Der Zeit.Raum in der Bürgergasse ist nach wie vor das einzige autonome Kunstprojekt Gleisdorfs. Da wirken Kunst, Wirtschaft und Wissenschaft zusammen. Derzeit ergibt Joseph Beuys dafür etliche Bezugspunkte. (Die Ausstellung mit Beuys-Werken im MiR läuft noch bis August 2022.)

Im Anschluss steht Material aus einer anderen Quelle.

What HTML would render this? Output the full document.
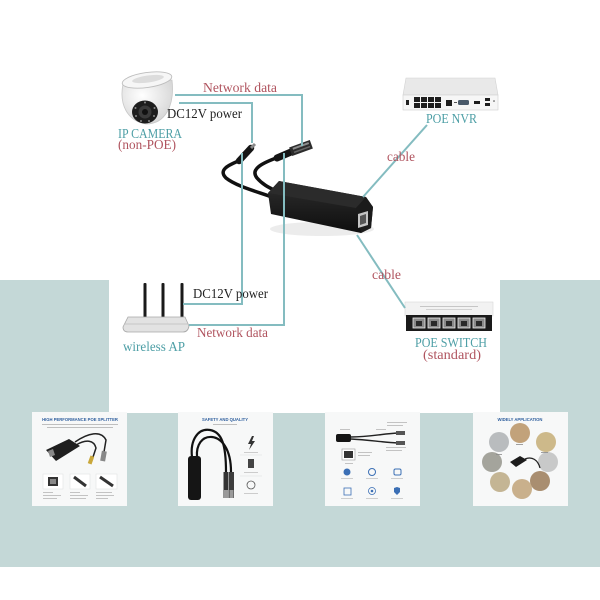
<!DOCTYPE html>
<html><head><meta charset="utf-8"><style>
html,body{margin:0;padding:0;background:#fff;}
svg{display:block}
.t{font-family:"Liberation Serif",serif;}
.s{font-family:"Liberation Sans",sans-serif;}
</style></head><body>
<svg width="600" height="600" viewBox="0 0 600 600" xmlns="http://www.w3.org/2000/svg">
<defs>
<linearGradient id="bodyg" x1="0" y1="0" x2="0" y2="1">
<stop offset="0" stop-color="#2e2e2e"/><stop offset="1" stop-color="#0e0e0e"/>
</linearGradient>
<radialGradient id="dome" cx="0.4" cy="0.35" r="0.7">
<stop offset="0" stop-color="#ffffff"/><stop offset="1" stop-color="#d4d4d4"/>
</radialGradient>
</defs>
<rect width="600" height="600" fill="#fff"/>
<!-- background -->
<rect x="0" y="280" width="600" height="287" fill="#c4d8d7"/>
<rect x="109" y="280" width="391" height="133" fill="#fff"/>

<!-- camera -->
<g>
<path d="M123,84 C119,104 127,121 146,124 C165,124 175,106 172,80 Z" fill="url(#dome)" stroke="#c8c8c8" stroke-width="0.8"/>
<ellipse cx="147" cy="80" rx="25" ry="7.5" fill="#f6f6f6" stroke="#bdbdbd" stroke-width="0.9" transform="rotate(-8 147 80)"/>
<ellipse cx="148" cy="79" rx="16" ry="3.5" fill="#dcdcdc" transform="rotate(-8 148 79)"/>
<ellipse cx="145" cy="112" rx="13" ry="11.5" fill="#1d1d1d"/>
<circle cx="145" cy="112" r="6.5" fill="#3a3a3a"/>
<circle cx="145" cy="112" r="3" fill="#111"/>
<g fill="#8a8a8a"><circle cx="135.5" cy="108" r="1"/><circle cx="136" cy="116" r="1"/><circle cx="141" cy="121" r="1"/><circle cx="149" cy="121" r="1"/><circle cx="154" cy="116" r="1"/><circle cx="154.5" cy="108" r="1"/><circle cx="145" cy="102.5" r="1"/></g>
</g>

<!-- NVR -->
<g>
<polygon points="406,78 495,78 498,95 403,95" fill="#e9e9e9" stroke="#d2d2d2" stroke-width="0.6"/>
<rect x="403" y="95" width="95" height="15" fill="#f6f6f6" stroke="#cfcfcf" stroke-width="0.6"/>
<rect x="406" y="100" width="3" height="5" fill="#222"/>
<g fill="#1e1e1e">
<rect x="414" y="97" width="6" height="5"/><rect x="421" y="97" width="6" height="5"/><rect x="428" y="97" width="6" height="5"/><rect x="435" y="97" width="6" height="5"/>
<rect x="414" y="103" width="6" height="5"/><rect x="421" y="103" width="6" height="5"/><rect x="428" y="103" width="6" height="5"/><rect x="435" y="103" width="6" height="5"/>
<rect x="446" y="100" width="6" height="6"/>
<rect x="474" y="101" width="6" height="3"/>
<rect x="485" y="98" width="5" height="3"/><rect x="485" y="103" width="5" height="3"/>
</g>
<rect x="458" y="100" width="11" height="5" rx="1.5" fill="#4a5a6a"/>
<rect x="454" y="102" width="3" height="1" fill="#555"/>
<circle cx="494" cy="101" r="0.8" fill="#444"/>
</g>

<!-- Switch -->
<g>
<rect x="405" y="302" width="88" height="14" fill="#f2f2f2" stroke="#d8d8d8" stroke-width="0.6"/>
<rect x="420" y="306" width="58" height="1" fill="#c6c6c6"/>
<rect x="426" y="309" width="46" height="1" fill="#d2d2d2"/>
<rect x="406" y="315" width="86" height="16" fill="#1a1a1a"/>
<g fill="#8a8a8a" stroke="#eee" stroke-width="0.8">
<rect x="413" y="318" width="12" height="10"/><rect x="428" y="318" width="12" height="10"/><rect x="443" y="318" width="12" height="10"/><rect x="458" y="318" width="12" height="10"/><rect x="473" y="318" width="12" height="10"/>
</g>
<g fill="#2a2a2a">
<rect x="416" y="321" width="6" height="5"/><rect x="431" y="321" width="6" height="5"/><rect x="446" y="321" width="6" height="5"/><rect x="461" y="321" width="6" height="5"/><rect x="476" y="321" width="6" height="5"/>
</g>
</g>

<!-- Wireless AP -->
<g>
<rect x="143.5" y="283" width="3" height="36" rx="1" fill="#1a1a1a"/>
<rect x="161.5" y="283" width="3" height="36" rx="1" fill="#1a1a1a"/>
<rect x="180.5" y="283" width="3" height="36" rx="1" fill="#1a1a1a"/>
<path d="M128,317 L185,317 L189,326 Q188,332 183,332 L128,332 Q123,332 123,327 Z" fill="#e2e2e2" stroke="#a9a9a9" stroke-width="0.8"/>
<path d="M124,324 L188,324" stroke="#bdbdbd" stroke-width="0.8"/>
</g>

<!-- splitter -->
<ellipse cx="322" cy="229" rx="52" ry="7" fill="#ececec"/>
<g fill="none" stroke="#111" stroke-width="3.5" stroke-linecap="round">
<path d="M241,160 C228,165 218,170 226,178 C236,186 255,191 272,197"/>
<path d="M279,157 C262,163 250,169 257,178 C263,185 270,188 276,191"/>
</g>
<line x1="239" y1="161" x2="251" y2="148" stroke="#151515" stroke-width="6.5" stroke-linecap="round"/>
<line x1="251" y1="148" x2="255" y2="144" stroke="#8a8a8a" stroke-width="3"/>
<line x1="277" y1="158" x2="291" y2="152" stroke="#151515" stroke-width="7" stroke-linecap="round"/>
<g transform="rotate(-20 301 148)">
<rect x="290" y="143.5" width="22" height="9" fill="#2c2c2c"/>
<rect x="293" y="145" width="17" height="2" fill="#8d8d8d"/>
<rect x="293" y="149" width="17" height="1.5" fill="#666"/>
</g>
<polygon points="268,193 279,181 366,197 373,207 371,228 361,233 271,214" fill="url(#bodyg)"/>
<polygon points="268,193 279,181 366,197 356,208" fill="#2b2b2b"/>
<polygon points="356,208 366,197 373,207 371,228 361,233" fill="#1b1b1b"/>
<polygon points="358,214 368,211 368,225 358,228" fill="#c4c4c4"/>
<polygon points="360,216 366,214 366,223 360,225" fill="#555"/>

<!-- connector lines -->
<g stroke="#84bcc0" stroke-width="2" fill="none">
<path d="M175,95 H302 V146"/>
<path d="M179,103 H252 V143"/>
<path d="M242,153 V304 H183"/>
<path d="M284,153 V325 H189"/>
<path d="M427,125 L363,197"/>
<path d="M357,235 L405,308"/>
</g>

<!-- labels -->
<g class="t" font-size="14">
<text x="203" y="92" fill="#b0545f" textLength="74" lengthAdjust="spacingAndGlyphs">Network data</text>
<text x="167" y="118" fill="#222" textLength="75" lengthAdjust="spacingAndGlyphs">DC12V power</text>
<text x="118" y="138" fill="#4e9fa6" textLength="64" lengthAdjust="spacingAndGlyphs">IP CAMERA</text>
<text x="118" y="149" fill="#b0545f" textLength="58" lengthAdjust="spacingAndGlyphs">(non-POE)</text>
<text x="426" y="123" fill="#4e9fa6" textLength="51" lengthAdjust="spacingAndGlyphs">POE NVR</text>
<text x="387" y="161" fill="#b0545f" textLength="28" lengthAdjust="spacingAndGlyphs">cable</text>
<text x="372" y="279" fill="#b0545f" textLength="29" lengthAdjust="spacingAndGlyphs">cable</text>
<text x="415" y="347" fill="#4e9fa6" textLength="72" lengthAdjust="spacingAndGlyphs">POE SWITCH</text>
<text x="423" y="359" fill="#b0545f" textLength="58" lengthAdjust="spacingAndGlyphs">(standard)</text>
<text x="123" y="351" fill="#4e9fa6" textLength="62" lengthAdjust="spacingAndGlyphs">wireless AP</text>
<text x="193" y="298" fill="#222" textLength="75" lengthAdjust="spacingAndGlyphs">DC12V power</text>
<text x="197" y="337" fill="#b0545f" textLength="71" lengthAdjust="spacingAndGlyphs">Network data</text>
</g>

<!-- thumbnail 1 -->
<g>
<rect x="32" y="412" width="95" height="94" fill="#f7f8f8"/>
<text x="80" y="421" class="s" font-size="4.2" font-weight="bold" fill="#2f5f9e" text-anchor="middle">HIGH PERFORMANCE POE SPLITTER</text>
<rect x="42" y="424" width="76" height="0.9" fill="#b9b9b9"/>
<rect x="47" y="427" width="66" height="0.9" fill="#b9b9b9"/>
<path d="M75,442 C88,433 101,430 106,440 L104,452" fill="none" stroke="#222" stroke-width="1.5"/>
<path d="M76,445 C86,439 94,440 96,448 L93,457" fill="none" stroke="#222" stroke-width="1.5"/>
<polygon points="46,450 69,439 80,446 56,461" fill="#1f1f1f"/>
<polygon points="48,451 53,449 55,455 50,457" fill="#888"/>
<rect x="89" y="456" width="4" height="8" fill="#c9a73a" transform="rotate(20 91 460)"/>
<rect x="101" y="451" width="5" height="10" fill="#888" transform="rotate(10 103 456)"/>
<rect x="43" y="474" width="20" height="15" fill="#fff" stroke="#ddd" stroke-width="0.5"/>
<rect x="48" y="477" width="10" height="9" fill="#333"/>
<rect x="50" y="479" width="6" height="5" fill="#888"/>
<rect x="70" y="474" width="20" height="15" fill="#fff" stroke="#ddd" stroke-width="0.5"/>
<line x1="74" y1="477" x2="86" y2="486" stroke="#333" stroke-width="3"/>
<rect x="96" y="474" width="21" height="15" fill="#fff" stroke="#ddd" stroke-width="0.5"/>
<line x1="100" y1="477" x2="113" y2="486" stroke="#333" stroke-width="3"/>
<g fill="#bdbdbd">
<rect x="43" y="492" width="10" height="0.9"/><rect x="43" y="495" width="18" height="0.9"/><rect x="43" y="498" width="14" height="0.9"/>
<rect x="70" y="492" width="10" height="0.9"/><rect x="70" y="495" width="18" height="0.9"/><rect x="70" y="498" width="16" height="0.9"/>
<rect x="96" y="492" width="16" height="0.9"/><rect x="96" y="495" width="18" height="0.9"/><rect x="96" y="498" width="12" height="0.9"/>
</g>
</g>

<!-- thumbnail 2 -->
<g>
<rect x="178" y="412" width="95" height="94" fill="#f7f8f8"/>
<text x="225" y="421" class="s" font-size="4.2" font-weight="bold" fill="#2f5f9e" text-anchor="middle">SAFETY AND QUALITY</text>
<rect x="213" y="424" width="24" height="0.9" fill="#b9b9b9"/>
<path d="M192,457 C190,440 198,428 210,430 C222,432 226,445 226,472" fill="none" stroke="#111" stroke-width="2.2"/>
<path d="M197,457 C196,445 202,436 212,437 C221,438 231,448 231,472" fill="none" stroke="#111" stroke-width="2.2"/>
<rect x="188" y="456" width="13" height="44" rx="3" fill="#151515"/>
<rect x="223.5" y="472" width="5" height="26" fill="#333"/>
<rect x="229" y="472" width="5" height="26" fill="#3d3d3d"/>
<rect x="224" y="490" width="4" height="8" fill="#9a9a9a"/>
<rect x="229.5" y="490" width="4" height="8" fill="#9a9a9a"/>
<polygon points="252,436 248,444 251,444 249,450 255,441 252,441 254,436" fill="#333"/>
<line x1="240" y1="455" x2="262" y2="455" stroke="#ddd" stroke-width="0.5"/>
<rect x="248" y="459" width="6" height="9" fill="#444"/>
<line x1="240" y1="476" x2="262" y2="476" stroke="#ddd" stroke-width="0.5"/>
<circle cx="251" cy="485" r="4" fill="none" stroke="#555" stroke-width="0.8"/>
<g fill="#c2c2c2"><rect x="244" y="452" width="14" height="0.8"/><rect x="244" y="472" width="14" height="0.8"/><rect x="244" y="493" width="14" height="0.8"/></g>
</g>

<!-- thumbnail 3 -->
<g>
<rect x="325" y="412" width="95" height="94" fill="#f7f8f8"/>
<g fill="#bdbdbd"><rect x="387" y="422" width="20" height="0.9"/><rect x="387" y="425" width="16" height="0.9"/><rect x="340" y="429" width="10" height="0.9"/><rect x="376" y="429" width="10" height="0.9"/><rect x="386" y="447" width="20" height="0.9"/><rect x="386" y="450" width="16" height="0.9"/><rect x="358" y="452" width="14" height="0.9"/><rect x="358" y="455" width="12" height="0.9"/><rect x="345" y="463" width="8" height="0.9"/></g>
<path d="M351,437 C370,437 380,434 398,433" fill="none" stroke="#222" stroke-width="1.4"/>
<path d="M351,439 C370,440 380,442 398,443" fill="none" stroke="#222" stroke-width="1.4"/>
<rect x="336" y="434" width="15" height="8" rx="2" fill="#151515"/>
<rect x="396" y="431" width="9" height="4" fill="#555"/>
<rect x="396" y="441" width="9" height="4" fill="#555"/>
<rect x="342" y="449" width="13" height="11" fill="#fff" stroke="#999" stroke-width="0.6"/>
<rect x="344" y="451" width="9" height="7" fill="#333"/>
<circle cx="347" cy="472" r="3.5" fill="#3b6fb5"/>
<circle cx="372" cy="472" r="3.5" fill="none" stroke="#3b6fb5" stroke-width="1"/>
<rect x="394" y="469" width="7" height="6" rx="1.5" fill="none" stroke="#3b6fb5" stroke-width="1"/>
<rect x="344" y="488" width="7" height="7" fill="none" stroke="#3b6fb5" stroke-width="0.8"/>
<circle cx="372" cy="491" r="3.5" fill="none" stroke="#3b6fb5" stroke-width="0.8"/><circle cx="372" cy="491" r="1.3" fill="#3b6fb5"/>
<path d="M394,488 L397,487 L400,488 L400,492 L397,495 L394,492 Z" fill="#3b6fb5"/>
<g fill="#c4c4c4"><rect x="341" y="478" width="12" height="0.8"/><rect x="366" y="478" width="12" height="0.8"/><rect x="391" y="478" width="12" height="0.8"/><rect x="341" y="498" width="12" height="0.8"/><rect x="366" y="498" width="12" height="0.8"/><rect x="391" y="498" width="12" height="0.8"/></g>
</g>

<!-- thumbnail 4 -->
<g>
<rect x="473" y="412" width="95" height="94" fill="#f7f8f8"/>
<text x="520" y="421" class="s" font-size="4.2" font-weight="bold" fill="#2f5f9e" text-anchor="middle">WIDELY APPLICATION</text>
<circle cx="499" cy="442" r="10" fill="#b9bcbe"/>
<circle cx="520" cy="433" r="10" fill="#c2a27a"/>
<circle cx="546" cy="442" r="10" fill="#cdb98a"/>
<circle cx="548" cy="462" r="10" fill="#c8c9c9"/>
<circle cx="540" cy="481" r="10" fill="#a98e70"/>
<circle cx="522" cy="489" r="10" fill="#c9b08c"/>
<circle cx="500" cy="482" r="10" fill="#c4b594"/>
<circle cx="492" cy="462" r="10" fill="#a4a49c"/>
<polygon points="510,462 520,456 527,460 516,467" fill="#1c1c1c"/>
<path d="M525,459 C532,456 538,460 540,468" fill="none" stroke="#222" stroke-width="1.3"/>
<g fill="#8a8a8a"><rect x="496" y="454" width="6" height="0.8"/><rect x="516" y="444" width="7" height="0.8"/><rect x="541" y="452" width="7" height="0.8"/></g>
</g>
</svg>
</body></html>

Die aktuelle Episode im Fenster II ist einer dialogischen Situation mit Graphic Novelist Chris Scheuer gewidmet, der speziell auf eines der Werke in der Beuys-Ausstellung reagiert hat. Sie finden da nun wesentliche Hinweise darauf, daß wir nicht nur in Worten, sondern auch in Bildern denken, rezipieren, reflektieren.
Die meisten von uns sind darauf angewiesen, für ihre Äußerungen all das wiederum in Worte zu übersetzen. Bei Scheuer läuft es anders. Er hat gewissermaßen eine Direktschaltung zur Verfügung, die vom kognitiven Reich der Bildwelten offenbar direkt in die Zeichenhand mündet.
Das ändert nichts am Umstand, in der realen sozialen Begegnung dem Sprechen seinen Raum zu geben, wobei Scheuer zwischendurch eben auch in seinen Notizbücher zeichnet. Und Beuys! Der steht quasi stellvertretend für ein komplexes Gefüge der Veränderungsschübe im 20. Jahrhundert.
Dieser zwiespältige Künstler, der sich selbst so konsequent zu einer Marke gemacht hat, die auf dem Markt reüssieren konnte, ist womöglich vor allem deshalb so wichtig geworden, weil er derart typisch für diese Ära ist.
Ich meine damit: Heraus aus dem Nazi-Faschismus und hinein eine rasende Blüte des Wohlstandsgewinns und der Sicherheit, in der sich auch eine davor nie dagewesene Freiheit des Denkens entfalten und mitteilen durfte.
Das bedeutet unter anderem, was sich hier ereignet, erschöpft sich nicht in einzelnen Werken, sondern zeigt sich auch in Begegnungen und Debatten, in einem laufenden Prozeß. Nicht zu vergessen: erst im 20. Jahrhundert durften auch weiter Bereiche der subalternen Schichten zu einem Kulturgenuß aufbrechen, der aus Eliten-Kreisen nicht mehr als inferior abgetan werden konnte.